### [Aim of the exercise]
Reproduce the entries shown below only from the line with "Give me the matplotlib source for this chart." down to the line with "yticks = [0, 10, 20, 30, 40, 50, 60, 70, 80]", keeping both end lines and copying each one exactly.

### [The records]

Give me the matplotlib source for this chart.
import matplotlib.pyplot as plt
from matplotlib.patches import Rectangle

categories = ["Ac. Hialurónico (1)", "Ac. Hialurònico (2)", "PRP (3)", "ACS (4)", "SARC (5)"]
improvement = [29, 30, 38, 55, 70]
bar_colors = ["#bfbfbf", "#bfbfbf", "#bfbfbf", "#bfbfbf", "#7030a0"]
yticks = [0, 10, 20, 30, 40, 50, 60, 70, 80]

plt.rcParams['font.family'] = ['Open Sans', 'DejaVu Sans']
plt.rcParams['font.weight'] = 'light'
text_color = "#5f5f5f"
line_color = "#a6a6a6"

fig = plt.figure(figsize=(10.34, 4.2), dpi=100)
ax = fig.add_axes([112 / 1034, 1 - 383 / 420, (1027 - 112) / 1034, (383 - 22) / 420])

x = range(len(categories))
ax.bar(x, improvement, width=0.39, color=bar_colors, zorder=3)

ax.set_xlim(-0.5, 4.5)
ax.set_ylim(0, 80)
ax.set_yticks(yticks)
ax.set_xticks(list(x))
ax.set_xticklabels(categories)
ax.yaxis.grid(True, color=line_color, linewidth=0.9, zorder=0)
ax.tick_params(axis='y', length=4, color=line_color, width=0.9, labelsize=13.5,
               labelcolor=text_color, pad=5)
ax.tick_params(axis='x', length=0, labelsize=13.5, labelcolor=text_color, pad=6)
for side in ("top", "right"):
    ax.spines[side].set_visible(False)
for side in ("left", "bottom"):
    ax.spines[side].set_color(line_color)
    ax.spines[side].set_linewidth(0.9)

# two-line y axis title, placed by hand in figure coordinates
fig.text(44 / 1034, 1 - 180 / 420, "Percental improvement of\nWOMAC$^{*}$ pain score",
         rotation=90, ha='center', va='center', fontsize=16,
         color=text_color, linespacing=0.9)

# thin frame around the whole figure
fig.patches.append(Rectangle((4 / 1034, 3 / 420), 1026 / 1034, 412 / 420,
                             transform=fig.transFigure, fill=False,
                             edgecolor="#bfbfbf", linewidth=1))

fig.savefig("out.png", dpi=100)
---
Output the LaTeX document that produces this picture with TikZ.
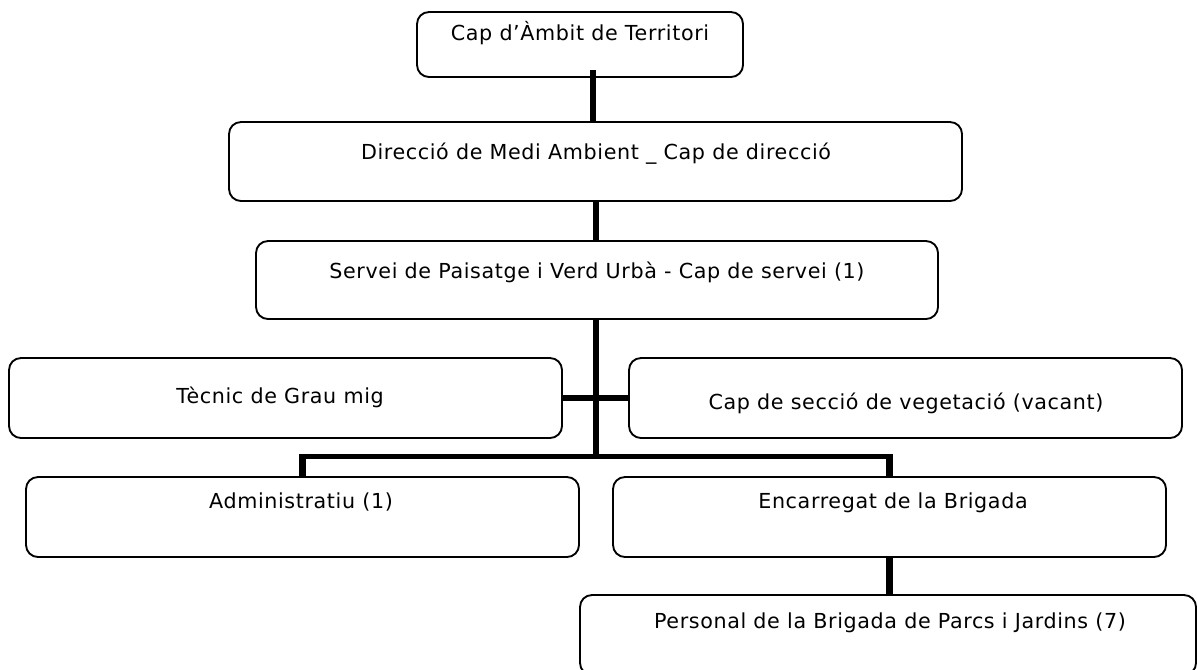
...
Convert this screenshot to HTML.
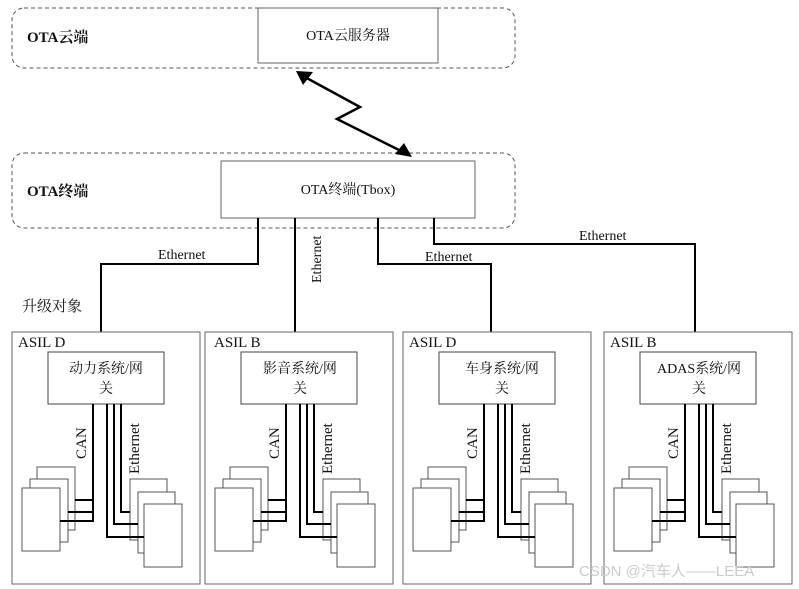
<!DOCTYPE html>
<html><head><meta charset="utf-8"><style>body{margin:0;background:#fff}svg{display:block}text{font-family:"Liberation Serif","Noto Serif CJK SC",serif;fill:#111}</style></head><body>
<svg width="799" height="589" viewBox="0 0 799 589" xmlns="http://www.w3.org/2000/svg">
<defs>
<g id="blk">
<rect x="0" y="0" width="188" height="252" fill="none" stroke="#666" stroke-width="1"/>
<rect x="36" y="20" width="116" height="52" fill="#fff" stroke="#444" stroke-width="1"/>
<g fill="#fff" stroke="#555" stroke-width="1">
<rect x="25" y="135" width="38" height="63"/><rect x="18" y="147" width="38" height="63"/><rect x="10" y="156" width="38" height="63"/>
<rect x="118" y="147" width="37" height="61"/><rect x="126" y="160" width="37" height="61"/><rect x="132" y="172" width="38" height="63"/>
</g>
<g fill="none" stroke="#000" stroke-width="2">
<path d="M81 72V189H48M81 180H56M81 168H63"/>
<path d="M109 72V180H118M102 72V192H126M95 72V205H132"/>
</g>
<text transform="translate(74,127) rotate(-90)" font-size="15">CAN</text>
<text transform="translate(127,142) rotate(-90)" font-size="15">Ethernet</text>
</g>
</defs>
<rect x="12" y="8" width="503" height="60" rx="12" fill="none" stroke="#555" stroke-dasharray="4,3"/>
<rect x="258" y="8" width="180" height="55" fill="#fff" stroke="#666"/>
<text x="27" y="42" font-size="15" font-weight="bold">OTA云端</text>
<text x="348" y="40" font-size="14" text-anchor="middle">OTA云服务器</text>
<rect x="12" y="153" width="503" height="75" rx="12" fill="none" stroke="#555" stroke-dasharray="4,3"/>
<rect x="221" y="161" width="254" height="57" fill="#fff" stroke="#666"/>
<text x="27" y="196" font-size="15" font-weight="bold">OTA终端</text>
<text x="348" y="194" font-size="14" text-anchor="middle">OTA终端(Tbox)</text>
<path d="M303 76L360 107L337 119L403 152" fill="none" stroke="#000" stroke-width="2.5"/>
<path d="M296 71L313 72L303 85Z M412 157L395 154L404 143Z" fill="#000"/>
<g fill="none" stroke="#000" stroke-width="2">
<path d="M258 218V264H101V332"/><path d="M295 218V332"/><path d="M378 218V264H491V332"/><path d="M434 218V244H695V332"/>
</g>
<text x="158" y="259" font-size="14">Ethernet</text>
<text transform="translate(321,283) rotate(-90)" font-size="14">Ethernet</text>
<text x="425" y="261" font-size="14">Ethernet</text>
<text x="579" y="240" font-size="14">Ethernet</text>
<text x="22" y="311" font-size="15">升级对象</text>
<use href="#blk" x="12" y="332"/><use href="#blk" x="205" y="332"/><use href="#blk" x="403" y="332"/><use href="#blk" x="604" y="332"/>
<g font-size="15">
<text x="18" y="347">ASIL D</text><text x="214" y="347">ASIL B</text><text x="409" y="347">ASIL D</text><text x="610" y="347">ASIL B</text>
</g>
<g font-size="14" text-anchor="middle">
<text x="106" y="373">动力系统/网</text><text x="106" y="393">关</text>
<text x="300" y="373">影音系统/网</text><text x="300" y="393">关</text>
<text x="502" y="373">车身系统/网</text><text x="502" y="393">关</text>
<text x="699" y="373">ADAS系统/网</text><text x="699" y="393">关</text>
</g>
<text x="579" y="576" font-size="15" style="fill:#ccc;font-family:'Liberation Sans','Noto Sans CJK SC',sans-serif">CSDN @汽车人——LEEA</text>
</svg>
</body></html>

### [Written response]
Give me the matplotlib source for this chart.
import matplotlib.pyplot as plt
from matplotlib.patches import Rectangle

categories = ["Ac. Hialurónico (1)", "Ac. Hialurònico (2)", "PRP (3)", "ACS (4)", "SARC (5)"]
improvement = [29, 30, 38, 55, 70]
bar_colors = ["#bfbfbf", "#bfbfbf", "#bfbfbf", "#bfbfbf", "#7030a0"]
yticks = [0, 10, 20, 30, 40, 50, 60, 70, 80]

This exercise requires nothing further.